Naval War College Review, Spring, 2004 by Thomas H. Collins

A SPECIAL RELATIONSHIP

In addition to the critical strategic relationships that we are forging within the Department of Homeland Security, our battle-tested special relationship with the U.S. Navy warrants emphasis. The two services have always enjoyed close relations, but we are today working together more effectively than at any time since World War II. This partnership is yielding important dividends in the global war on terrorism at home and overseas. In today's post-9/11 world, we must forge even closer bonds.

It is worth recalling that one of the first telephone calls that Admiral Vern Clark, Chief of Naval Operations, made on 9/11 was to my predecessor as Commandant, Admiral James M. Loy. Admiral Clark, recognizing the Coast Guard's leading role in providing enhanced levels of maritime homeland security in the wake of the terrorist attacks, asked how the Navy could assist the Coast Guard in carrying out this responsibility. Consistent with this vision of partnership, thirteen Cyclone-class coastal patrol ships were quickly transferred by the Navy for Coast Guard use in Operation NOBLE EAGLE.

Early in my own tour as commandant, Admiral Clark and I signed a revision to the "National Fleet" policy agreement that guides our mutually supportive policies, programs, and operations. This policy guarantees that the U.S. Coast Guard will be steaming in close formation with the U.S. Navy during its transit through the sea of change. Our National Fleet agreement commits us to shared purpose and common effort focused on tailored operational integration of our multimission platforms, infrastructure, and personnel.

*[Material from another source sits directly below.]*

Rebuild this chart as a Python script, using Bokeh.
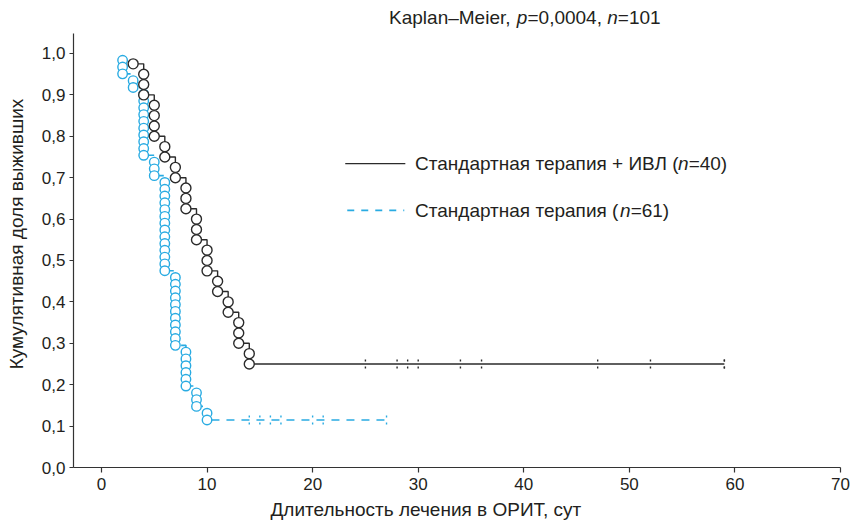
import numpy as np
from bokeh.plotting import figure
from bokeh.models import FixedTicker, Label, CustomJSTickFormatter, Title
from bokeh.embed import file_html
from bokeh.resources import INLINE

# ---------------- data ----------------
ivl_n = 40
ivl_event_days = [3, 4, 4, 4, 5, 5, 5, 5, 6, 6, 7, 7, 8, 8, 8, 9, 9, 9,
                  10, 10, 10, 11, 11, 12, 12, 13, 13, 13, 14, 14]
ivl_censor_days = [25, 28, 29, 30, 34, 36, 47, 52, 59, 59]

std_n = 61
std_event_days = [2] * 3 + [3] * 2 + [4] * 10 + [5] * 3 + [6] * 14 + [7] * 11 + [8] * 6 + [9] * 3 + [10] * 2
std_censor_days = [14, 15, 16, 17, 20, 21, 27]

x_ticks = [0, 10, 20, 30, 40, 50, 60, 70]
y_ticks = [0.0, 0.1, 0.2, 0.3, 0.4, 0.5, 0.6, 0.7, 0.8, 0.9, 1.0]

title_parts = [("Kaplan\u2013Meier, ", "normal"), ("p", "italic"), ("=0,0004, ", "normal"),
               ("n", "italic"), ("=101", "normal")]
legend_ivl_parts = [("Стандартная терапия + ИВЛ (", "normal"), ("n", "italic"), ("=40)", "normal")]
legend_std_parts = [("Стандартная терапия (", "normal"), ("n", "italic"), ("=61)", "normal")]
x_label = "Длительность лечения в ОРИТ, сут"
y_label = "Кумулятивная доля выживших"


def kaplan_meier(n_total, events, censors):
    times = sorted(set(events) | set(censors))
    at_risk = n_total
    s = 1.0
    circ_t, circ_s, step_t, step_s, cens_t, cens_s = [], [], [], [], [], []
    for t in times:
        d = events.count(t)
        c = censors.count(t)
        if d:
            for k in range(1, d + 1):
                circ_t.append(t)
                circ_s.append(s * (1 - k / at_risk))
            s = s * (1 - d / at_risk)
            step_t.append(t)
            step_s.append(s)
        for _ in range(c):
            cens_t.append(t)
            cens_s.append(s)
        at_risk -= d + c
    xs, ys = [step_t[0]], [step_s[0]]
    for i in range(1, len(step_t)):
        xs += [step_t[i], step_t[i]]
        ys += [step_s[i - 1], step_s[i]]
    xs.append(max(censors))
    ys.append(step_s[-1])
    return xs, ys, circ_t, circ_s, cens_t, cens_s


# ---------------- style ----------------
FONT = "Liberation Sans"
TXT = "#231F20"
BLACK = "#2B2B2B"
BLUE = "#29ABE2"
FS = "19px"
TICK_FS = "17px"

p = figure(width=852, height=527, x_range=(-2.65, 70), y_range=(0, 1.128),
           output_backend="svg", toolbar_location=None,
           min_border_left=73, min_border_right=12, min_border_top=0, min_border_bottom=60)
p.outline_line_color = None
p.xgrid.visible = False
p.ygrid.visible = False
p.background_fill_color = "white"
p.border_fill_color = "white"

for ax in (p.xaxis[0], p.yaxis[0]):
    ax.axis_line_color = "#333333"
    ax.axis_line_width = 1.2
    ax.major_tick_line_color = "#333333"
    ax.major_tick_line_width = 1.2
    ax.major_tick_in = 0
    ax.major_tick_out = 5
    ax.minor_tick_line_color = None
    ax.major_label_text_font = FONT
    ax.major_label_text_font_size = TICK_FS
    ax.major_label_text_color = TXT
    ax.axis_label_text_font = FONT
    ax.axis_label_text_font_size = FS
    ax.axis_label_text_font_style = "normal"
    ax.axis_label_text_color = TXT

p.xaxis.ticker = FixedTicker(ticks=x_ticks)
p.xaxis.major_label_standoff = 5
p.yaxis.ticker = FixedTicker(ticks=y_ticks)
p.yaxis.formatter = CustomJSTickFormatter(code="return tick.toFixed(1).replace('.', ',');")
p.yaxis.major_label_standoff = 4
p.yaxis.major_tick_out = 4
p.yaxis.axis_label = y_label
p.yaxis.axis_label_standoff = 12
p.yaxis.bounds = (0, 1.048)

# x-axis caption, shifted left like the original
p.add_layout(Title(text=x_label, align="left", offset=197, standoff=8,
                   text_font=FONT, text_font_size=FS, text_font_style="normal",
                   text_color=TXT), "below")

# ---------------- curves ----------------
bx, by, bct, bcs, bzt, bzs = kaplan_meier(ivl_n, ivl_event_days, ivl_censor_days)
sx, sy, sct, scs, szt, szs = kaplan_meier(std_n, std_event_days, std_censor_days)

p.line(bx, by, line_color=BLACK, line_width=1.4)
p.line(sx, sy, line_color=BLUE, line_width=1.6, line_dash="8 7")

p.scatter(sct, scs, marker="circle", size=9.5, line_color=BLUE, line_width=1.4, fill_color="white")
p.scatter(bct, bcs, marker="circle", size=10, line_color=BLACK, line_width=1.4, fill_color="white")

p.scatter(bzt, bzs, marker="dash", angle=np.pi / 2, size=9, line_color=BLACK, line_width=1.4, line_dash="2 5")
p.scatter(szt, szs, marker="dash", angle=np.pi / 2, size=9, line_color=BLUE, line_width=1.4, line_dash="2 5")

# ---------------- legend ----------------
p.line([23.09, 28.78], [0.734, 0.734], line_color=BLACK, line_width=1.4)
p.line([23.28, 28.68], [0.621, 0.621], line_color=BLUE, line_width=1.6, line_dash="7 7")


def add_parts(parts, x, y, offsets):
    for (txt, style), off in zip(parts, offsets):
        p.add_layout(Label(x=x, y=y, x_offset=off, text=txt,
                           text_font=FONT, text_font_size=FS, text_font_style=style,
                           text_color=TXT, text_baseline="middle", text_align="left"))


add_parts(legend_ivl_parts, 29.7, 0.734, [0, 263, 273.6])
add_parts(legend_std_parts, 29.7, 0.621, [0, 205, 215.6])
add_parts(title_parts, 27.24, 1.087, [0, 127.8, 138.4, 218.2, 228.8])

open("out.html", "w").write(file_html(p, INLINE))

Full cooperation and integration of our nonredundant and complementary capabilities will be achieved to ensure the highest level of maritime capabilities and readiness for the nation's investment. Processes are in place to synchronize research and development, planning, fiscal stewardship, procurement, development of doctrine, training, and execution of operations for the National Fleet.

The Coast Guard's contribution to the National Fleet includes its statutory authorities (including law enforcement), multimission cutters, boats, aircraft, and C4ISR systems designed for the full spectrum of Coast Guard missions. All ships, boats, aircraft, and shore command-and-control nodes of the National Fleet will be interoperable to provide force depth for peacetime missions, homeland security, homeland defense, crisis response, and wartime tasks. Coast Guard assets and expertise will continue to flow to the Navy in selected niche naval-defense operations, and U.S. Navy assets and expertise will flow to the Coast Guard, when necessary, in connection with our lead role for maritime homeland security.

Expanded Navy-Coast Guard collaboration extends from acquisition planning to current operations--an area where there is more than enough fight for each of us. This strengthened Navy-Coast Guard partnership occurs at a critical time. When Admiral Clark addressed the International Seapower Symposium last year, he asserted that sea lines of communications are under attack all over the world. During the first half of 2003 alone, he said, there was a record 234 reported attacks against seafarers--the worst six-month period since the International Maritime Bureau started compiling piracy statistics in 1991, and a full 34 percent increase over the same time period in 2002. Successful terrorist attacks against lucrative maritime targets and the U.S. maritime transportation system are especially worrisome because they could wreak economic havoc. The Organization for Economic Cooperation and Development, based in Paris, estimated that a terrorist strike against the American cargo-shipping system could cost the U.S. economy as much as fifty-eight billion dollars.